Mi riferisco alla scelta compiuta dalla Fondazione di assumere un ruolo da agente catalizzatore del cambiamento che non si esprime su strumenti politici e legislazioni e che, coerentemente con questa posizione, promuove iniziative volontarie mirate ad influenzare altre aziende e i decisori politici.

Un’altra possibile scelta avrebbe potuto essere quella di supportare parallelamente politiche europee di rafforzamento della responsabilità estesa del produttore (EPR: a questo proposito vedasi un recente documento di Recycling Netwerk Benelux e Minderoo Foundation) sul fine vita dei propri prodotti e i sistemi di Deposito Cauzionali. Politiche e strumenti che offrono benefici proprio nel perseguimento degli obiettivi del GC, influenzando, anche qui, la politica europea e le stesse aziende ad attivarsi.

Ad ogni modo torniamo ai blocchi di partenza con l’esperienza maturata sul campo – come dice la EMAF –  e guardiamo al futuro tenendo presente le difficoltà che incontrano i Trattati Globali e le legislazioni europee e nazionali che devono recepirne gli indirizzi.

Un ostacolo sul fronte delle aziende è insito nel modello di business attuale improntato alla crescita continua, e anche del fatturato che porta i decisori industriali a non intraprendere azioni che possono richiedere investimenti consistenti e riconversioni importanti con ripercussioni sulla performance economica sul breve termine. Un esempio attuale in cui il “ciclo virtuoso di ambizione” ha avuto la peggio lo abbiamo vissuto in questo anno di acceso dibattito sulle proposte nel regolamento sugli imballaggi e i rifiuti di imballaggio (PPWR). In pratica sono state le intense attività di lobbying delle associazioni industriali che   – come  uno studio di InfluenceMap  racconta –  sono riuscite ad indebolire notevolmente alcune misure presenti nella prima bozza.

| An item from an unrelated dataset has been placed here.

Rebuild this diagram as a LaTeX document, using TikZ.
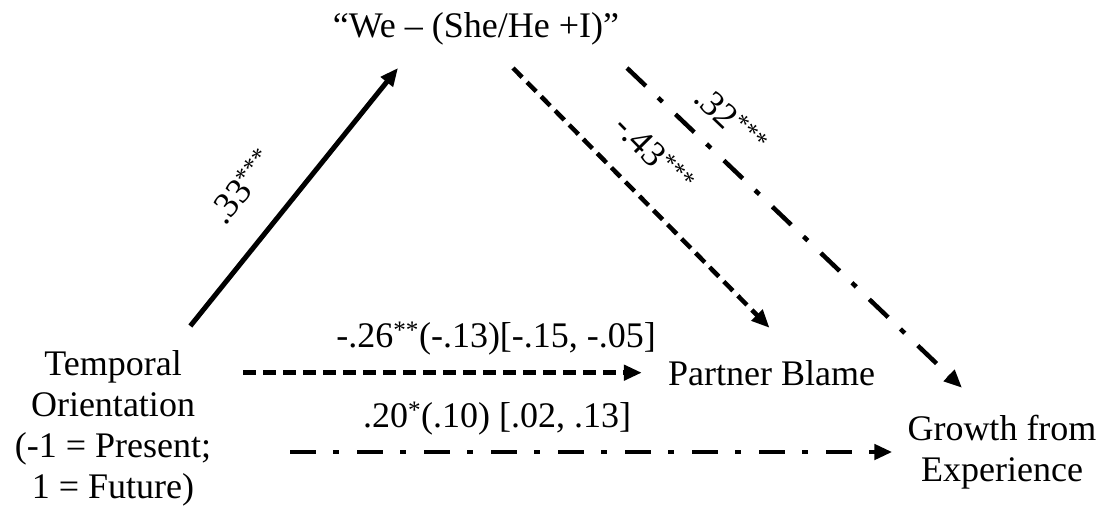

Anche se a leggere lo studio non sono state le multinazionali ad intervenire direttamente, se non in rare eccezioni e modalità, viene qui da chiedersi se in futuro spingeranno (nei fatti) per una “politica ambiziosa”, o lasceranno salire sulle barricate le loro associazione di categoria, come è avvenuto con il PPWR.